Однажды город спросил: «А ты мне подаришь что-нибудь? Или хочешь всё оставить себе?» Он сперва растерялся, потому что художник почти как туман, в смысле, примерно так же хреново соображает, несмотря на формальное наличие головы. Даже начал мямлить что-то невнятное: «Да хоть всё забирай, для тебя ничего не жалко, но куда ты денешь подарки, где собираешься их хранить?»
Но потом голова включилась, и тогда он понял, что надо делать. Заодно получил ответ на давным-давно утративший актуальность вопрос про смысл.
Добрая половина его керамики теперь доставалась городу: прятал её в потаённых местах, где никто никогда не найдёт, разве что чудом – если городу кто-то так сильно понравится, что сам его туда приведёт. Остальное решил раздавать горожанам, им тоже надо; кому вообще надо, если не им.
Большие скульптуры выставлял на всеобщее обозрение – на скамейках, на клумбах, на крышах, в фонтанах, на детских площадках, на капотах автомобилей, под окнами во дворах. Пусть прохожие смотрят и удивляются, пусть забирают, кому что понравится, кто решится, тот молодец.

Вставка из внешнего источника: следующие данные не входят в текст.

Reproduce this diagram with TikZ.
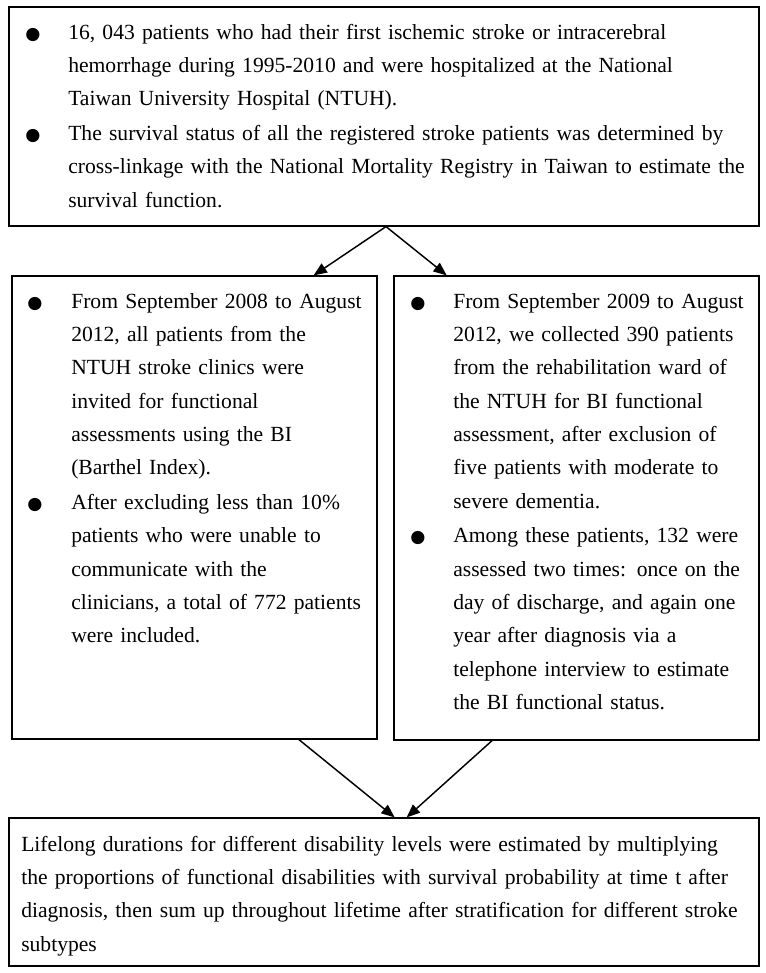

Вещицы помельче тайком оставлял на столах и прилавках в кофейнях, украдкой подкладывал в чужие карманы, прятал в книжных лавках на стеллажах; на самом деле, способов незаметно подкинуть подарок гораздо больше, чем что-то украсть. Азартное было занятие, отличное развлечение, и одновременно магический ритуал – так он строил мосты между чудом и отсутствием чуда, сбывшимся и несбывшимся, невозможным и другим невозможным, своей и всеобщей судьбой.

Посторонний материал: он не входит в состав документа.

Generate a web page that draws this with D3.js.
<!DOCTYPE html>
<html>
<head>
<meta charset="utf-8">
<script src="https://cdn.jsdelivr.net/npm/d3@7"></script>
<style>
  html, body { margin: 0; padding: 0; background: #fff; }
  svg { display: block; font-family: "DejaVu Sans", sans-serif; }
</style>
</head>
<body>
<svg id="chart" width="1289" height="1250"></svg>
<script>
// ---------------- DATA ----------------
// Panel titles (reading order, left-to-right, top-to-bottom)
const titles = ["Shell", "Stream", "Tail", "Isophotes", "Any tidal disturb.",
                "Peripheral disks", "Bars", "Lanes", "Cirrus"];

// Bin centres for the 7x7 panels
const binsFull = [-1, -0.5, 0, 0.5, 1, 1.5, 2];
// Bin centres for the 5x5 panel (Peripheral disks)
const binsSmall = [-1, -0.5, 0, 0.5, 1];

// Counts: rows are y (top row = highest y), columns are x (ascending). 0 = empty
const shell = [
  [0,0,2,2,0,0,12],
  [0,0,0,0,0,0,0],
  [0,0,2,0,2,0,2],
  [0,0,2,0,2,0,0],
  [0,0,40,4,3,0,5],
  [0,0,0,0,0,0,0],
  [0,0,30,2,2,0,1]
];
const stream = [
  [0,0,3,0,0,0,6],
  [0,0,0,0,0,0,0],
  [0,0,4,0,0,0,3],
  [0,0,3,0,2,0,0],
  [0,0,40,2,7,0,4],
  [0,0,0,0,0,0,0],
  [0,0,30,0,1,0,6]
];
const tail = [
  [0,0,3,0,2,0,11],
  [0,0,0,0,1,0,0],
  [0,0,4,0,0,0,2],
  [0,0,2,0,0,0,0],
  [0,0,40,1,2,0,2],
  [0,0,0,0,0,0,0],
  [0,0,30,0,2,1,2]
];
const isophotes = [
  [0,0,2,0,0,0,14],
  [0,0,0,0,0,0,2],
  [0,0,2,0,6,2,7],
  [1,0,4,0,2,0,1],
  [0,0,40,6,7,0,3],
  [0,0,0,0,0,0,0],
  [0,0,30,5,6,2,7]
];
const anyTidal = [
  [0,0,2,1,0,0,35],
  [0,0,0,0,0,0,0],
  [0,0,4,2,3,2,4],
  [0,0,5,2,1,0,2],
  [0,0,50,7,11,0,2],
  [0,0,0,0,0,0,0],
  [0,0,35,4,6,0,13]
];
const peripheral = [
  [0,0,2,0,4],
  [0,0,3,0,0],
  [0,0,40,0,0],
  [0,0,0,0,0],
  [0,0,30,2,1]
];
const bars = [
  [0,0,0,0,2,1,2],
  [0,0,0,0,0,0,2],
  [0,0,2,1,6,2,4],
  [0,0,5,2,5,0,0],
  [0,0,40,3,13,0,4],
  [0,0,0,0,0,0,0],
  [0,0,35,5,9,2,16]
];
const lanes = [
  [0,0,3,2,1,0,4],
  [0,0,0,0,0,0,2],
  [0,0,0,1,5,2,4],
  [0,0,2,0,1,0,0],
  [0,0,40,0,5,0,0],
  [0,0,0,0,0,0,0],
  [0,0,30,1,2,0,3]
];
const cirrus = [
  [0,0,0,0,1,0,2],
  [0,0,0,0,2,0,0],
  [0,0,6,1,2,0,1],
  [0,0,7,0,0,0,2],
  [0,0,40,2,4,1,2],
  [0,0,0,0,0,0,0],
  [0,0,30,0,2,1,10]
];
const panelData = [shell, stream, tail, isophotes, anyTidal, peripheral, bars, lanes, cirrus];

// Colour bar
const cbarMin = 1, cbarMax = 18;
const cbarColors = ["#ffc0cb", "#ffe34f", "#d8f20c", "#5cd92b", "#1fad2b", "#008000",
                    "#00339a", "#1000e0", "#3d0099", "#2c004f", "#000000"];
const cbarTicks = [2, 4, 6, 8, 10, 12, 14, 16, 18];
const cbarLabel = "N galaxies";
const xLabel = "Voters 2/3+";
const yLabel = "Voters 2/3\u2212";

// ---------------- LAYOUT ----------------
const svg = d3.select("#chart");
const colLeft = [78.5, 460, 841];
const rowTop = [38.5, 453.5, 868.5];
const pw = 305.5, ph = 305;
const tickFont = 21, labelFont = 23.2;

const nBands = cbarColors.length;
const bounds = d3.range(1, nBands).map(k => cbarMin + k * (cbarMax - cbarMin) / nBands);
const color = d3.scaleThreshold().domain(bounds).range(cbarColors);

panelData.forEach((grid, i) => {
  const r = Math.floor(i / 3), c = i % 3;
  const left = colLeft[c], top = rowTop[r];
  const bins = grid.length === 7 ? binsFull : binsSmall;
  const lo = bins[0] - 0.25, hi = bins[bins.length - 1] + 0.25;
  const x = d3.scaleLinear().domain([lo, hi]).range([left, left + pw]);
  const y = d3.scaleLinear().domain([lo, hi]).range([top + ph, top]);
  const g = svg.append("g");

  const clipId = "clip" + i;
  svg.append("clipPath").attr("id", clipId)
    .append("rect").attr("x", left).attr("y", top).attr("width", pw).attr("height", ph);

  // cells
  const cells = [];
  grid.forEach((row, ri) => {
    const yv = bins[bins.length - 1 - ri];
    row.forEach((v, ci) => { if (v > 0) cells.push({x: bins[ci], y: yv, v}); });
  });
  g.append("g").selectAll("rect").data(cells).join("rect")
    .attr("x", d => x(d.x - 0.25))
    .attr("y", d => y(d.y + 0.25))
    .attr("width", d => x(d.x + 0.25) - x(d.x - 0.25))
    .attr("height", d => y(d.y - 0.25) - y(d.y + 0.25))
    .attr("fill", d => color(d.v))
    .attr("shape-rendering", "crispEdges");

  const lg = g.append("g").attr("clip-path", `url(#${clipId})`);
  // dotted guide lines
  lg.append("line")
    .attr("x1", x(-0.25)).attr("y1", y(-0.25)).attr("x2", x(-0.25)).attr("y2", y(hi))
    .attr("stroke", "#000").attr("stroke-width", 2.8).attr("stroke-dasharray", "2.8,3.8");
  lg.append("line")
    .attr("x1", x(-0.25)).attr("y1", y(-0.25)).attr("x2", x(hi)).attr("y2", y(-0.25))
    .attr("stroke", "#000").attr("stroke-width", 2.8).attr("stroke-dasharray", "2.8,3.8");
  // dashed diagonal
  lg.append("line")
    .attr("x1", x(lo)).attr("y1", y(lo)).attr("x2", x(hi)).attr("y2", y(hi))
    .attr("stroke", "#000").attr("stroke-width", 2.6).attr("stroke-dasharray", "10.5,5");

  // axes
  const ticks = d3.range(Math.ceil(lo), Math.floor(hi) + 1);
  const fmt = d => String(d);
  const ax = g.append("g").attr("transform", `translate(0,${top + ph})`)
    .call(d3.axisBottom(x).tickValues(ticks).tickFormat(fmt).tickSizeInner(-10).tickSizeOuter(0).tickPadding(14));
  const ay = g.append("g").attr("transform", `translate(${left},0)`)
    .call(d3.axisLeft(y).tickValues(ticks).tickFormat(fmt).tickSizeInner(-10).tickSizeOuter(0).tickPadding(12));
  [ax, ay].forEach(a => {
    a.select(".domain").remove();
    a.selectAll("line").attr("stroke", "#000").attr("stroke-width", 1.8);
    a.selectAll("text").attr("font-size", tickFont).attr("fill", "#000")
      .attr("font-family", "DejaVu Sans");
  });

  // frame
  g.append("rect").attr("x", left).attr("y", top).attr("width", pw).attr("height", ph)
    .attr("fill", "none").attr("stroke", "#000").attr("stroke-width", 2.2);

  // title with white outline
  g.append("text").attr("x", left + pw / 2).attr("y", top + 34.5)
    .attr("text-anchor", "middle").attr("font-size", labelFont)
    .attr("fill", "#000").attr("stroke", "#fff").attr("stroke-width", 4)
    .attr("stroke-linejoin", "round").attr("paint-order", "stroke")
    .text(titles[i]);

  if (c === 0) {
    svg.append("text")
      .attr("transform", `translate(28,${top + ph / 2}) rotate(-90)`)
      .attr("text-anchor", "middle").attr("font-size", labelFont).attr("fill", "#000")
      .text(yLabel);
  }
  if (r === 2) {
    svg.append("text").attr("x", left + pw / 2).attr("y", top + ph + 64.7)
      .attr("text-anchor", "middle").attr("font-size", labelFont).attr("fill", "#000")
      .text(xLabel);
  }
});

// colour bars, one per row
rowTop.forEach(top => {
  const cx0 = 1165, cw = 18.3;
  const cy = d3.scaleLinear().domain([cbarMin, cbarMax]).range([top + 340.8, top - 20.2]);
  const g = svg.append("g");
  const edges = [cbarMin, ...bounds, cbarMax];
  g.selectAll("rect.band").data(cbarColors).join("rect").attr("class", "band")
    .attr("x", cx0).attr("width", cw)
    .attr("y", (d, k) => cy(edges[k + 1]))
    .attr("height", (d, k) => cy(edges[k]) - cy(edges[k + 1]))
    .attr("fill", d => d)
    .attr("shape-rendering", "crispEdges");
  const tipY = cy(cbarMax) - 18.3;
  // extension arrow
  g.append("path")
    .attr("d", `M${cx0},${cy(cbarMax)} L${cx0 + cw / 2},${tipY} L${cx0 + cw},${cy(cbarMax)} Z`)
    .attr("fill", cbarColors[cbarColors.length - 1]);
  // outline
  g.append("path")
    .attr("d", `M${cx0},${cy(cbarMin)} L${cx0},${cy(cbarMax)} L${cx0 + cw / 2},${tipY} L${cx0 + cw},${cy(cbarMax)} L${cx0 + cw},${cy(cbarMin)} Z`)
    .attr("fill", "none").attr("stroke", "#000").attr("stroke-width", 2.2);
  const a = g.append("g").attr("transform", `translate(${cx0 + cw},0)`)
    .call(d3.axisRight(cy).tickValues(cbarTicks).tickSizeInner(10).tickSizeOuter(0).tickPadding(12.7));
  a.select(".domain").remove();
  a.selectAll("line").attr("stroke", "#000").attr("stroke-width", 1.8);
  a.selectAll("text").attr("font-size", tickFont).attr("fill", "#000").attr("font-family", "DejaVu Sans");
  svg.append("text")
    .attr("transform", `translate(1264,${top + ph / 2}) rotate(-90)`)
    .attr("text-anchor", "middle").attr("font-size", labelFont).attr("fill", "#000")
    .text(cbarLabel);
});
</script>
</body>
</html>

Однажды ночью наткнулся на забор из фанерных щитов, окружавший какую-то стройку, и вдруг почти обречённо понял, что пока не нарисует на нём битву волка Фенрира с Ктулху, домой не пойдёт. Это была хорошо знакомая обречённость, когда-то вот так же внезапно останавливался на полпути, всё бросал – работу, друзей, девчонок, говорил: забейте, забудьте, меня больше нет, художник пришёл.